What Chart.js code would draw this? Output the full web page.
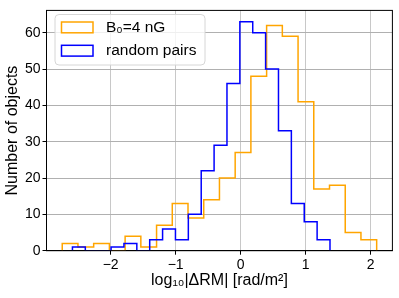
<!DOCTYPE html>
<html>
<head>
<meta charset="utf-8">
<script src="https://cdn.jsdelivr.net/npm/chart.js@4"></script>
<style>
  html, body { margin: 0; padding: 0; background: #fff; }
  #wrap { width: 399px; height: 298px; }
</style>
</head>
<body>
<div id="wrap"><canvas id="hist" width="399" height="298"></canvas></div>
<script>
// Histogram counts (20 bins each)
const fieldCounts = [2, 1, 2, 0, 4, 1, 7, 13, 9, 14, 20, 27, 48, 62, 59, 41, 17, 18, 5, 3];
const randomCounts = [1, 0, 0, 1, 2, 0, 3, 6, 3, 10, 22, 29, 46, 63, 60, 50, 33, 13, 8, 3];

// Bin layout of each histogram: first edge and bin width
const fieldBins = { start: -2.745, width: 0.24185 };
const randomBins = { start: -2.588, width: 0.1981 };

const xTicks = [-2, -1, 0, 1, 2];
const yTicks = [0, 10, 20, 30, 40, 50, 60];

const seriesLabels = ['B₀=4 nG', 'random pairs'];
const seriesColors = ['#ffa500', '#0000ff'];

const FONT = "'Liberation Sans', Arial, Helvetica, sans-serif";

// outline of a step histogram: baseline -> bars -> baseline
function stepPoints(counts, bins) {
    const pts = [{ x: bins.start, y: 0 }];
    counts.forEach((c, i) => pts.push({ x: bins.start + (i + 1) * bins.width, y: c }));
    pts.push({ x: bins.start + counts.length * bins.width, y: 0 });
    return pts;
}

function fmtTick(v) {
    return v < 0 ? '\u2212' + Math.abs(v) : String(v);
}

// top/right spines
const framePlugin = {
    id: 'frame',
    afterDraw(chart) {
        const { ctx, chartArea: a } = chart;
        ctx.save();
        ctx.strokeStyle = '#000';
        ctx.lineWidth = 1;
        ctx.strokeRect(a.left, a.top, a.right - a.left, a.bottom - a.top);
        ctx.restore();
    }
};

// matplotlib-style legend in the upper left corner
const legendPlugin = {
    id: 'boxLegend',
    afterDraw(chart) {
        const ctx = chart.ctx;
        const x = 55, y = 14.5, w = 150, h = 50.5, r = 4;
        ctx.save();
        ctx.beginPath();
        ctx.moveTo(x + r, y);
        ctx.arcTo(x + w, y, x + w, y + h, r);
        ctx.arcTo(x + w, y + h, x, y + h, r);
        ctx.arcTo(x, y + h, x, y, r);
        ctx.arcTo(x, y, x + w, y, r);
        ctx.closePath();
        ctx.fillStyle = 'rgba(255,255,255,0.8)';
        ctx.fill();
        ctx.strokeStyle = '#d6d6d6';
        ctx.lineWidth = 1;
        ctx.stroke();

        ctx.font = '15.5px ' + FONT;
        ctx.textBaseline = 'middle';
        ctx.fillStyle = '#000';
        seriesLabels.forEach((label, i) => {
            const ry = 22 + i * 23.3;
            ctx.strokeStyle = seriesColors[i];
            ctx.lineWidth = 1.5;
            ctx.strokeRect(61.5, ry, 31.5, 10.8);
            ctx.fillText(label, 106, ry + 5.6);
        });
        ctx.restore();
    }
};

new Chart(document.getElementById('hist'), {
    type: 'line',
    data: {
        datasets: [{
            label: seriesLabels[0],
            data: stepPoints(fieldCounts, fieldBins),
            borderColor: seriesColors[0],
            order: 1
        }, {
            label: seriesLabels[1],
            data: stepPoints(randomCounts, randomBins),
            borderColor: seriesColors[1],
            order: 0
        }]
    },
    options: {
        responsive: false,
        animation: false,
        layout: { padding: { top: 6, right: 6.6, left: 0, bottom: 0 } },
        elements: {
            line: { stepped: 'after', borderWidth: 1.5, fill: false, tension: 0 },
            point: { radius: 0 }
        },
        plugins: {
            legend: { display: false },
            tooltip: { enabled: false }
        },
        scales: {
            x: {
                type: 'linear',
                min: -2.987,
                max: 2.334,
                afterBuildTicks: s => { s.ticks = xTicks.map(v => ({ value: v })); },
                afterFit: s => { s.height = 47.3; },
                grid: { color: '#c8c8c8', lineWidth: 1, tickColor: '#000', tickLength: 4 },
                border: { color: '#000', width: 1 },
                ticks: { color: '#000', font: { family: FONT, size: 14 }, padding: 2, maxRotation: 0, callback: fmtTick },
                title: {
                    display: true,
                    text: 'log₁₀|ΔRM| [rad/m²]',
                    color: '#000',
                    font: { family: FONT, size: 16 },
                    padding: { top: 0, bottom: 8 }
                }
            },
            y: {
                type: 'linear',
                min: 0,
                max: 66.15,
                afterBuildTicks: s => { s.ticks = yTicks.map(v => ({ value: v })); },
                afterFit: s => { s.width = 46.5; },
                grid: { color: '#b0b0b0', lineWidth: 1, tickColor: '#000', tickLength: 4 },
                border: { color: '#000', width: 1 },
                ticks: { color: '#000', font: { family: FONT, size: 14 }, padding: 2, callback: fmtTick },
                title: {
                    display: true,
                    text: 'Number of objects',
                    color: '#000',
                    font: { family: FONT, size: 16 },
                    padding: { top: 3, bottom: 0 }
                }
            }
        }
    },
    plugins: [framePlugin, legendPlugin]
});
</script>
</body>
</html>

_Given request_
Quote each line of the listing exactly, but leave the pictures out.

_Exercise answer_
What Chart.js code would draw this? Output the full web page.
<!DOCTYPE html>
<html>
<head>
<meta charset="utf-8">
<script src="https://cdn.jsdelivr.net/npm/chart.js@4"></script>
<style>
  html, body { margin: 0; padding: 0; background: #fff; }
  #wrap { width: 399px; height: 298px; }
</style>
</head>
<body>
<div id="wrap"><canvas id="hist" width="399" height="298"></canvas></div>
<script>
// Histogram counts (20 bins each)
const fieldCounts = [2, 1, 2, 0, 4, 1, 7, 13, 9, 14, 20, 27, 48, 62, 59, 41, 17, 18, 5, 3];
const randomCounts = [1, 0, 0, 1, 2, 0, 3, 6, 3, 10, 22, 29, 46, 63, 60, 50, 33, 13, 8, 3];

// Bin layout of each histogram: first edge and bin width
const fieldBins = { start: -2.745, width: 0.24185 };
const randomBins = { start: -2.588, width: 0.1981 };

const xTicks = [-2, -1, 0, 1, 2];
const yTicks = [0, 10, 20, 30, 40, 50, 60];

const seriesLabels = ['B₀=4 nG', 'random pairs'];
const seriesColors = ['#ffa500', '#0000ff'];

const FONT = "'Liberation Sans', Arial, Helvetica, sans-serif";

// outline of a step histogram: baseline -> bars -> baseline
function stepPoints(counts, bins) {
    const pts = [{ x: bins.start, y: 0 }];
    counts.forEach((c, i) => pts.push({ x: bins.start + (i + 1) * bins.width, y: c }));
    pts.push({ x: bins.start + counts.length * bins.width, y: 0 });
    return pts;
}

function fmtTick(v) {
    return v < 0 ? '\u2212' + Math.abs(v) : String(v);
}

// top/right spines
const framePlugin = {
    id: 'frame',
    afterDraw(chart) {
        const { ctx, chartArea: a } = chart;
        ctx.save();
        ctx.strokeStyle = '#000';
        ctx.lineWidth = 1;
        ctx.strokeRect(a.left, a.top, a.right - a.left, a.bottom - a.top);
        ctx.restore();
    }
};

// matplotlib-style legend in the upper left corner
const legendPlugin = {
    id: 'boxLegend',
    afterDraw(chart) {
        const ctx = chart.ctx;
        const x = 55, y = 14.5, w = 150, h = 50.5, r = 4;
        ctx.save();
        ctx.beginPath();
        ctx.moveTo(x + r, y);
        ctx.arcTo(x + w, y, x + w, y + h, r);
        ctx.arcTo(x + w, y + h, x, y + h, r);
        ctx.arcTo(x, y + h, x, y, r);
        ctx.arcTo(x, y, x + w, y, r);
        ctx.closePath();
        ctx.fillStyle = 'rgba(255,255,255,0.8)';
        ctx.fill();
        ctx.strokeStyle = '#d6d6d6';
        ctx.lineWidth = 1;
        ctx.stroke();

        ctx.font = '15.5px ' + FONT;
        ctx.textBaseline = 'middle';
        ctx.fillStyle = '#000';
        seriesLabels.forEach((label, i) => {
            const ry = 22 + i * 23.3;
            ctx.strokeStyle = seriesColors[i];
            ctx.lineWidth = 1.5;
            ctx.strokeRect(61.5, ry, 31.5, 10.8);
            ctx.fillText(label, 106, ry + 5.6);
        });
        ctx.restore();
    }
};

new Chart(document.getElementById('hist'), {
    type: 'line',
    data: {
        datasets: [{
            label: seriesLabels[0],
            data: stepPoints(fieldCounts, fieldBins),
            borderColor: seriesColors[0],
            order: 1
        }, {
            label: seriesLabels[1],
            data: stepPoints(randomCounts, randomBins),
            borderColor: seriesColors[1],
            order: 0
        }]
    },
    options: {
        responsive: false,
        animation: false,
        layout: { padding: { top: 6, right: 6.6, left: 0, bottom: 0 } },
        elements: {
            line: { stepped: 'after', borderWidth: 1.5, fill: false, tension: 0 },
            point: { radius: 0 }
        },
        plugins: {
            legend: { display: false },
            tooltip: { enabled: false }
        },
        scales: {
            x: {
                type: 'linear',
                min: -2.987,
                max: 2.334,
                afterBuildTicks: s => { s.ticks = xTicks.map(v => ({ value: v })); },
                afterFit: s => { s.height = 47.3; },
                grid: { color: '#c8c8c8', lineWidth: 1, tickColor: '#000', tickLength: 4 },
                border: { color: '#000', width: 1 },
                ticks: { color: '#000', font: { family: FONT, size: 14 }, padding: 2, maxRotation: 0, callback: fmtTick },
                title: {
                    display: true,
                    text: 'log₁₀|ΔRM| [rad/m²]',
                    color: '#000',
                    font: { family: FONT, size: 16 },
                    padding: { top: 0, bottom: 8 }
                }
            },
            y: {
                type: 'linear',
                min: 0,
                max: 66.15,
                afterBuildTicks: s => { s.ticks = yTicks.map(v => ({ value: v })); },
                afterFit: s => { s.width = 46.5; },
                grid: { color: '#b0b0b0', lineWidth: 1, tickColor: '#000', tickLength: 4 },
                border: { color: '#000', width: 1 },
                ticks: { color: '#000', font: { family: FONT, size: 14 }, padding: 2, callback: fmtTick },
                title: {
                    display: true,
                    text: 'Number of objects',
                    color: '#000',
                    font: { family: FONT, size: 16 },
                    padding: { top: 3, bottom: 0 }
                }
            }
        }
    },
    plugins: [framePlugin, legendPlugin]
});
</script>
</body>
</html>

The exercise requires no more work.